### Task objective
Starting at the first line of the data, please print exactly those lines through the one that holds "blot_tub_d = [1.35, 1.1, 1.1, 1.15]", omitting every picture.
··········
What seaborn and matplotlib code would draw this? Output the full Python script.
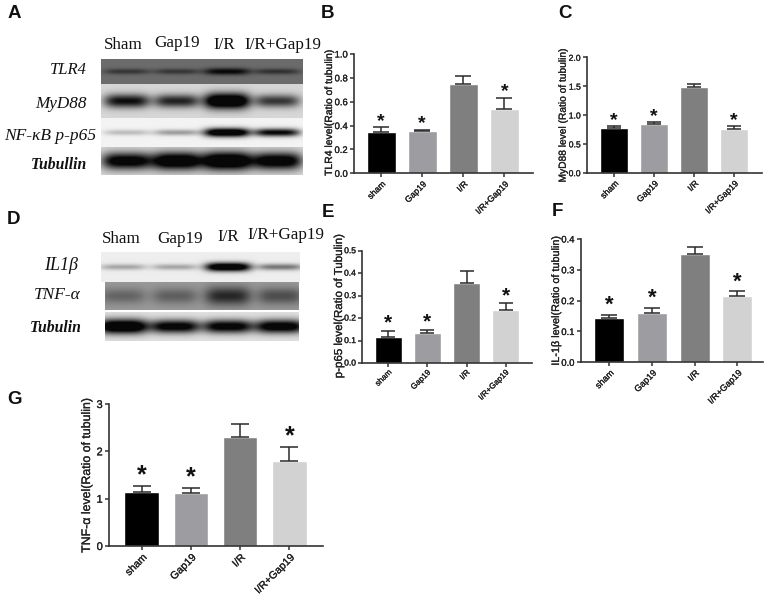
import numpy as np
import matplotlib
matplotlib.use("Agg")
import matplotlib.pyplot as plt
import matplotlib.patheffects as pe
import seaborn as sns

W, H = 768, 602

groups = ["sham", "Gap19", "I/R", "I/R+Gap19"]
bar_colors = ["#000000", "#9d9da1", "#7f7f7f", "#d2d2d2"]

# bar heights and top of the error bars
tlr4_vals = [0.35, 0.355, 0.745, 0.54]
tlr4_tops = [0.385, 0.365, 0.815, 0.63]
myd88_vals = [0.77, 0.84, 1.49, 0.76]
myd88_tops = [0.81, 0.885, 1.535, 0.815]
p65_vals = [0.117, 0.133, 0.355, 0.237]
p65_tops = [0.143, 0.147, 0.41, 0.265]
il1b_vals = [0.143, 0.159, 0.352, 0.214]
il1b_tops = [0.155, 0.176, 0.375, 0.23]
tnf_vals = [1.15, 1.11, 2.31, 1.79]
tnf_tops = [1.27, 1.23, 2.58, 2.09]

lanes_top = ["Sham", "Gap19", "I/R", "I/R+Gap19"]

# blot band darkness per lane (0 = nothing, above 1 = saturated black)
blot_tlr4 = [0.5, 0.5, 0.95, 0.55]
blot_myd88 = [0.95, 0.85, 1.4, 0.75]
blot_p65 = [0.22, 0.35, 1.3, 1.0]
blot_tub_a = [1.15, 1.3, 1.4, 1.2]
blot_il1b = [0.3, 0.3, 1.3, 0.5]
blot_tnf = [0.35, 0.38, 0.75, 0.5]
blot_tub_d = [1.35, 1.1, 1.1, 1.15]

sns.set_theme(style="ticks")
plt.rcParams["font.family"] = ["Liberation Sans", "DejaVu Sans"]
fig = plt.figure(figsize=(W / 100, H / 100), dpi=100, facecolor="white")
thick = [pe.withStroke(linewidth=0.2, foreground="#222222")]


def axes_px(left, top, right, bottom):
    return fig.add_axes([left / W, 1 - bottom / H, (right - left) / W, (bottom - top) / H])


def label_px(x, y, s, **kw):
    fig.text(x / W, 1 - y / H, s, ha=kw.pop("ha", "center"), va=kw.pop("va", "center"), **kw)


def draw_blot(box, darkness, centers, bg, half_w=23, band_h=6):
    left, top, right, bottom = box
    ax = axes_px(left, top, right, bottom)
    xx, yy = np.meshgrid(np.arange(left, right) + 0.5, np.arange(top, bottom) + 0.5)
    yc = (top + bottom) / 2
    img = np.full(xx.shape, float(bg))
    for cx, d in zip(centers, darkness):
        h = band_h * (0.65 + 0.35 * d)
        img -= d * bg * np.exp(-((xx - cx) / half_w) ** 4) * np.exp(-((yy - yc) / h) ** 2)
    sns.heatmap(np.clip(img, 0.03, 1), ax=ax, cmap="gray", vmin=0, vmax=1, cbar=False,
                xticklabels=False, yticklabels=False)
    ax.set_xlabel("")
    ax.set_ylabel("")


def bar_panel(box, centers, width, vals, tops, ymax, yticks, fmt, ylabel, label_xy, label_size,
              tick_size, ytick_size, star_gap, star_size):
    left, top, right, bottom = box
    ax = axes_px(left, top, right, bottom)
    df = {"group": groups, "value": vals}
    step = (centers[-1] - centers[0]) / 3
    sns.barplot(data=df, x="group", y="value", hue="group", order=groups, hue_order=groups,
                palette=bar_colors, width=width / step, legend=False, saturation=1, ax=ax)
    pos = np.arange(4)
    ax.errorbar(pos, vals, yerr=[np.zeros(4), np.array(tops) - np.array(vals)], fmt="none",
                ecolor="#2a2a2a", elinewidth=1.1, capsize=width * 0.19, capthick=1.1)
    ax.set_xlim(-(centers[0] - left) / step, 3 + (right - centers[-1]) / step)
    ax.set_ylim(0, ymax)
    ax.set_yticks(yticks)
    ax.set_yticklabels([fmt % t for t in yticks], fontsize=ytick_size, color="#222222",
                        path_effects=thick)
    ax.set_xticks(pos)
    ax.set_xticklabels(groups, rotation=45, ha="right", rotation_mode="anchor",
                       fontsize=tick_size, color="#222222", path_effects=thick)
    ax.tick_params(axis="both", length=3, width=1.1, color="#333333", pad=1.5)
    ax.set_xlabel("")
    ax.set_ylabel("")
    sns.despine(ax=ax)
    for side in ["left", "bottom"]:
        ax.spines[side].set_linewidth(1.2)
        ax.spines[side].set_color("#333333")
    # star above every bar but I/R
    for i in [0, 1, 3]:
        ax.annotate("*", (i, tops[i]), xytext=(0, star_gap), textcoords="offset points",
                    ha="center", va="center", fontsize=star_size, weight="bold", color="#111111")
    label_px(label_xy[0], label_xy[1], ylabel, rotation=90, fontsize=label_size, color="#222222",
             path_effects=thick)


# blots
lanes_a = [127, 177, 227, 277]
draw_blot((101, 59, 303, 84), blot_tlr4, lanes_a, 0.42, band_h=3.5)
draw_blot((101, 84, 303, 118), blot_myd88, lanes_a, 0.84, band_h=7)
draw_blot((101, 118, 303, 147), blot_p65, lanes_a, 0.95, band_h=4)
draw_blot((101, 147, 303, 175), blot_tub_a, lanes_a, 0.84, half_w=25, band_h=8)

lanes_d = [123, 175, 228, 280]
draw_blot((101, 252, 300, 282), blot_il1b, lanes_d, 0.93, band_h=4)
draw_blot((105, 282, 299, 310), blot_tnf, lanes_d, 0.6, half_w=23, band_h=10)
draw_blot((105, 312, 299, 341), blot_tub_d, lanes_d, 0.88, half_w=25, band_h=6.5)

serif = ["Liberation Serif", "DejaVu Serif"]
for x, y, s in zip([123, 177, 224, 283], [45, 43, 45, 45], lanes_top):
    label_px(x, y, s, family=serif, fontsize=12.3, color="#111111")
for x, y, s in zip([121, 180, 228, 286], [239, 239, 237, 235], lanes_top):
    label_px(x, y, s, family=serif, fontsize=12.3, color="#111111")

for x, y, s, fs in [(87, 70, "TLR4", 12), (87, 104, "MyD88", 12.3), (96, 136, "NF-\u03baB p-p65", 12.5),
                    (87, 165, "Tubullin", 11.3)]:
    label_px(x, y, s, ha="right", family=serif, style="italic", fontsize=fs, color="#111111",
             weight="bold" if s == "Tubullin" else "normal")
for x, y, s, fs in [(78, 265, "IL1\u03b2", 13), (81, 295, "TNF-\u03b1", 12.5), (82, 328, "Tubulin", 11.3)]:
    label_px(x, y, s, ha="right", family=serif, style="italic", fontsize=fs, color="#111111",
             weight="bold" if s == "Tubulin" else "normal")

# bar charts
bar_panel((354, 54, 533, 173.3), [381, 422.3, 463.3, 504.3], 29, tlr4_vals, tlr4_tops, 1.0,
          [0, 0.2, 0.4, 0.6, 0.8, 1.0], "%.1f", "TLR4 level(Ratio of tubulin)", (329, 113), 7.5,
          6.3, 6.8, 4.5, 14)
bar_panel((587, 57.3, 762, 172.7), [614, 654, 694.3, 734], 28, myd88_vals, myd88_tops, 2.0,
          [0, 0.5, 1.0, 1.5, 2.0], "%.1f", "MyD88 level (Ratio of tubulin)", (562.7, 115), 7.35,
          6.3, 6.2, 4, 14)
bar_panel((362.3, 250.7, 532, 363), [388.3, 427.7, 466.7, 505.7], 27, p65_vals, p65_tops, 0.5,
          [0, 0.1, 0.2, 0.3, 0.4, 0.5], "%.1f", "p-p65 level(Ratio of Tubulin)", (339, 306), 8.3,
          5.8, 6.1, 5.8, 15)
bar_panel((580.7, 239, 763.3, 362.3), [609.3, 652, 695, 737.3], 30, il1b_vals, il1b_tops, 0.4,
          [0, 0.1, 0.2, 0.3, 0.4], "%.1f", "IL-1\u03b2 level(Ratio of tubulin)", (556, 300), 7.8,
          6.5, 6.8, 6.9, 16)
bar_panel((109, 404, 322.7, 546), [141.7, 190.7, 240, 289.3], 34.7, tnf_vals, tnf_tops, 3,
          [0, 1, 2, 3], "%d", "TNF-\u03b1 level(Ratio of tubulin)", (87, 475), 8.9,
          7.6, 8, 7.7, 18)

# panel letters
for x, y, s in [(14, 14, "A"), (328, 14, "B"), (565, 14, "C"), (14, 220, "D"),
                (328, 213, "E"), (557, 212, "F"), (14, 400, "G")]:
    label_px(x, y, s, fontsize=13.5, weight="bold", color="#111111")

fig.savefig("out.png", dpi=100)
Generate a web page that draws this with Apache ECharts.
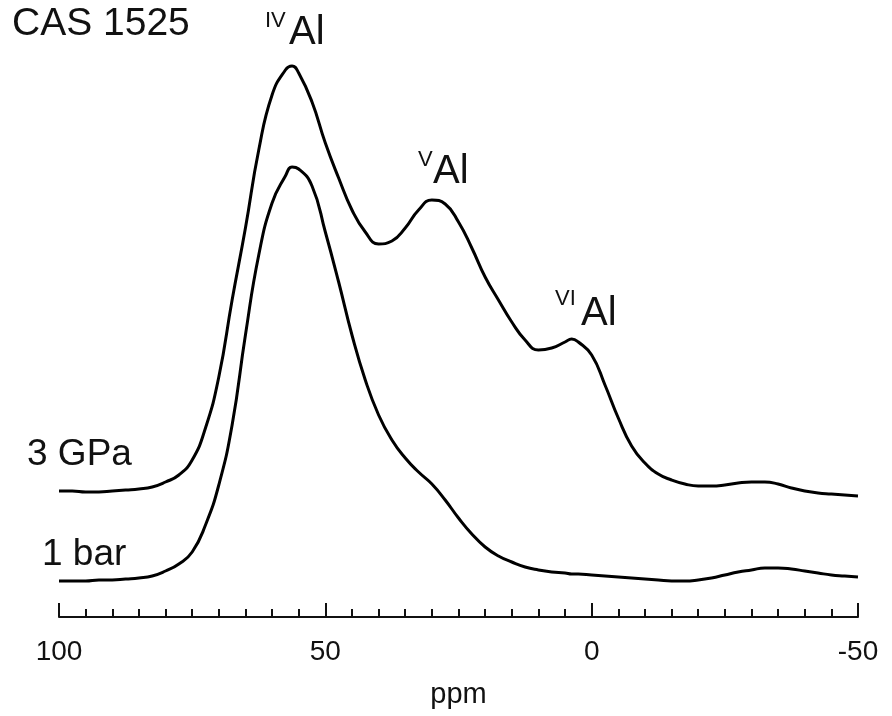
··········
### Reply to the exercise
What seaborn and matplotlib code would draw this? Output the full Python script.
import numpy as np
import matplotlib
matplotlib.use("Agg")
import matplotlib.pyplot as plt
import matplotlib.patheffects as pe
import seaborn as sns

W, H = 768, 602

groups = ["sham", "Gap19", "I/R", "I/R+Gap19"]
bar_colors = ["#000000", "#9d9da1", "#7f7f7f", "#d2d2d2"]

# bar heights and top of the error bars
tlr4_vals = [0.35, 0.355, 0.745, 0.54]
tlr4_tops = [0.385, 0.365, 0.815, 0.63]
myd88_vals = [0.77, 0.84, 1.49, 0.76]
myd88_tops = [0.81, 0.885, 1.535, 0.815]
p65_vals = [0.117, 0.133, 0.355, 0.237]
p65_tops = [0.143, 0.147, 0.41, 0.265]
il1b_vals = [0.143, 0.159, 0.352, 0.214]
il1b_tops = [0.155, 0.176, 0.375, 0.23]
tnf_vals = [1.15, 1.11, 2.31, 1.79]
tnf_tops = [1.27, 1.23, 2.58, 2.09]

lanes_top = ["Sham", "Gap19", "I/R", "I/R+Gap19"]

# blot band darkness per lane (0 = nothing, above 1 = saturated black)
blot_tlr4 = [0.5, 0.5, 0.95, 0.55]
blot_myd88 = [0.95, 0.85, 1.4, 0.75]
blot_p65 = [0.22, 0.35, 1.3, 1.0]
blot_tub_a = [1.15, 1.3, 1.4, 1.2]
blot_il1b = [0.3, 0.3, 1.3, 0.5]
blot_tnf = [0.35, 0.38, 0.75, 0.5]
blot_tub_d = [1.35, 1.1, 1.1, 1.15]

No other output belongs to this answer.